Filter these entries so that only lines with the word "this" remain.

-- Record set start --

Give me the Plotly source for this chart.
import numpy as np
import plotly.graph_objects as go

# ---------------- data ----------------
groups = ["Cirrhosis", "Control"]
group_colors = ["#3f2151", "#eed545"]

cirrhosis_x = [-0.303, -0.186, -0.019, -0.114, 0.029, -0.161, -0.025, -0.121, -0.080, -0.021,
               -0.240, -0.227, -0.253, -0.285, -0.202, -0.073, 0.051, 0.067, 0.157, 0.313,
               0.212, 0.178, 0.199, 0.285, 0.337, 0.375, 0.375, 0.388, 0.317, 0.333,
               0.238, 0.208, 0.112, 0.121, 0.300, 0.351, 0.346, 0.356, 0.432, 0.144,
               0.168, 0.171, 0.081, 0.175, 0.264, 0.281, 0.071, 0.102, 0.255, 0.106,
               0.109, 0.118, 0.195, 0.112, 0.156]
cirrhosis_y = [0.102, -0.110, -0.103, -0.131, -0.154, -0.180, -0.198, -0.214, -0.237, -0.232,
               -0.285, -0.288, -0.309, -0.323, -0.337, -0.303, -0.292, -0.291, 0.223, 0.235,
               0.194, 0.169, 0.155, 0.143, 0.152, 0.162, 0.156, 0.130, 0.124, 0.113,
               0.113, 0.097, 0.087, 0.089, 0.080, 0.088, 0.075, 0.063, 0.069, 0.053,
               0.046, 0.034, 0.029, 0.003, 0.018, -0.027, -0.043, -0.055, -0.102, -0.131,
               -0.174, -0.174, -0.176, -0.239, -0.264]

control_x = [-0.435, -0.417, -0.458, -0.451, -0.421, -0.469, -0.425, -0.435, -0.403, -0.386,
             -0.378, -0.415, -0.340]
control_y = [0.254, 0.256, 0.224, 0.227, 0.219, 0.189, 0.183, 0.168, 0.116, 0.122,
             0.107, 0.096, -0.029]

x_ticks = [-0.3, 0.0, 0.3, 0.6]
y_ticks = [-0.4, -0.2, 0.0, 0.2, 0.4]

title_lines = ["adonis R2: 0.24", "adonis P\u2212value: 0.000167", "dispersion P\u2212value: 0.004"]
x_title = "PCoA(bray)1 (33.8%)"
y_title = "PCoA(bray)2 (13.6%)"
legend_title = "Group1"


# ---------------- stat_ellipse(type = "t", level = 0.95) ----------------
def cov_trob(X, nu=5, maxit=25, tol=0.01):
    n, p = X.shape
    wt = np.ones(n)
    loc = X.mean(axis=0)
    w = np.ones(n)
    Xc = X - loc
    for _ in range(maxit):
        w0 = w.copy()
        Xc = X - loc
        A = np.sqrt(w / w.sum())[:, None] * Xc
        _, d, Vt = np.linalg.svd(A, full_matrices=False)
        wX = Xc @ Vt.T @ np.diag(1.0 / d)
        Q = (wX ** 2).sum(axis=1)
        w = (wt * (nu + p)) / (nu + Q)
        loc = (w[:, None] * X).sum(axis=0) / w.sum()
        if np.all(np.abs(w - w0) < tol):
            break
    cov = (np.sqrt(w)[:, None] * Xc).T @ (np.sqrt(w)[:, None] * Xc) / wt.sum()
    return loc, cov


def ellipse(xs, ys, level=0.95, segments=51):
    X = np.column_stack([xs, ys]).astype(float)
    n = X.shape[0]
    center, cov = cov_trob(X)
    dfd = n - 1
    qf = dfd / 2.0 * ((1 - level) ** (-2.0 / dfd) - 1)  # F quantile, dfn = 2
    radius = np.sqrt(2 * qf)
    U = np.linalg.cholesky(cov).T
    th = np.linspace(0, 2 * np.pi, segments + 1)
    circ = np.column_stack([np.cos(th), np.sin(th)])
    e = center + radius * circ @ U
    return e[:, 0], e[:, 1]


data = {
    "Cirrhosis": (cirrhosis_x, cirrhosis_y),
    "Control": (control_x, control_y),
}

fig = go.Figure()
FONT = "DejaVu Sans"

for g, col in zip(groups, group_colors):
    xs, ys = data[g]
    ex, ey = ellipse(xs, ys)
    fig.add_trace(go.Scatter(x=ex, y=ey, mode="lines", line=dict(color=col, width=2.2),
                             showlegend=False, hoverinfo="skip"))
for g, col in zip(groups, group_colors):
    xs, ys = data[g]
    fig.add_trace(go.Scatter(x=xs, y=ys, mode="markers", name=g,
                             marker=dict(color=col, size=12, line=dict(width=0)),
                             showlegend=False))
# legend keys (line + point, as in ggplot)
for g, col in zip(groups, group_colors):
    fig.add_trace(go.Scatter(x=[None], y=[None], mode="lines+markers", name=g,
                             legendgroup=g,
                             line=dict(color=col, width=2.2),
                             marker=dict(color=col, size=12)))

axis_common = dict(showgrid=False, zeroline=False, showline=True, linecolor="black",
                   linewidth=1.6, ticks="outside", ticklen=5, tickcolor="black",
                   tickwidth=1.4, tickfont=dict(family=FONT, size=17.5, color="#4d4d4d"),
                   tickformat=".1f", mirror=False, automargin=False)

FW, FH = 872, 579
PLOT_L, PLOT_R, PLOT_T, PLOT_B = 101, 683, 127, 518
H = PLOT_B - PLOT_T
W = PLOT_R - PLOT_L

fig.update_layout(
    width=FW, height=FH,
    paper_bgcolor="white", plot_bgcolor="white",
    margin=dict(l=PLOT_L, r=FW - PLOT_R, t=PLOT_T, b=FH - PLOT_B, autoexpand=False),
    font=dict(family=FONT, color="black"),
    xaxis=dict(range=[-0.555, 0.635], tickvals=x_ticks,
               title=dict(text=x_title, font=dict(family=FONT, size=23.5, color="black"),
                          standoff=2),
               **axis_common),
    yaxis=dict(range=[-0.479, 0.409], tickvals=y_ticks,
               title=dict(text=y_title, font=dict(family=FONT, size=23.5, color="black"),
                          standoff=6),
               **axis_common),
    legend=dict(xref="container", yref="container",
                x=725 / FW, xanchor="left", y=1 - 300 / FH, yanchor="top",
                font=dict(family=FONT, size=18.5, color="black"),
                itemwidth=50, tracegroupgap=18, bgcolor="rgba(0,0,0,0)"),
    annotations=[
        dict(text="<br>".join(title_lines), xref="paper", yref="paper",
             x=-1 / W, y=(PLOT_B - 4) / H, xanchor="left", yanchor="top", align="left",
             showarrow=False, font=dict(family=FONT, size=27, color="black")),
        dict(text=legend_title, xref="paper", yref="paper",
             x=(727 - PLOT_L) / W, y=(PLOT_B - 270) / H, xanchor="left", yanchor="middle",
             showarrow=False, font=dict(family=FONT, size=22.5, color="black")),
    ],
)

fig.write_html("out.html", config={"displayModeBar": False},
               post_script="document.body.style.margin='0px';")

-- Record set end --
-- Record set start --

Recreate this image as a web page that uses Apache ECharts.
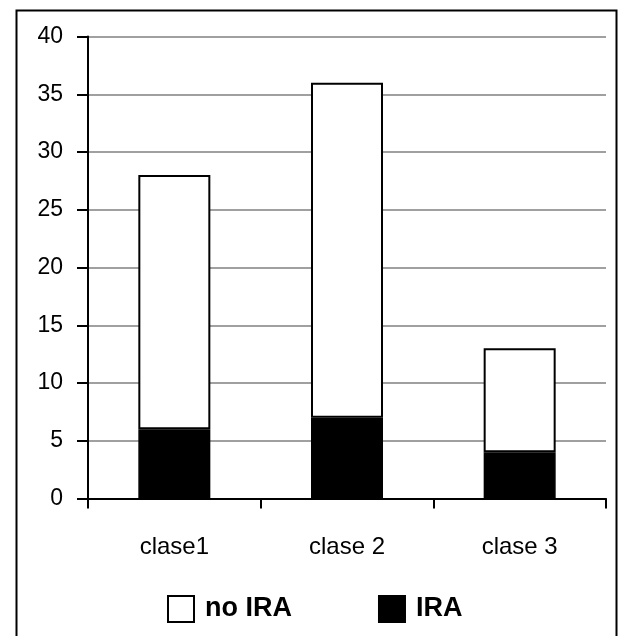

-- Record set end --

#### [Finished task]
Give me the Plotly source for this chart.
Recreate this image as a web page that uses Apache ECharts.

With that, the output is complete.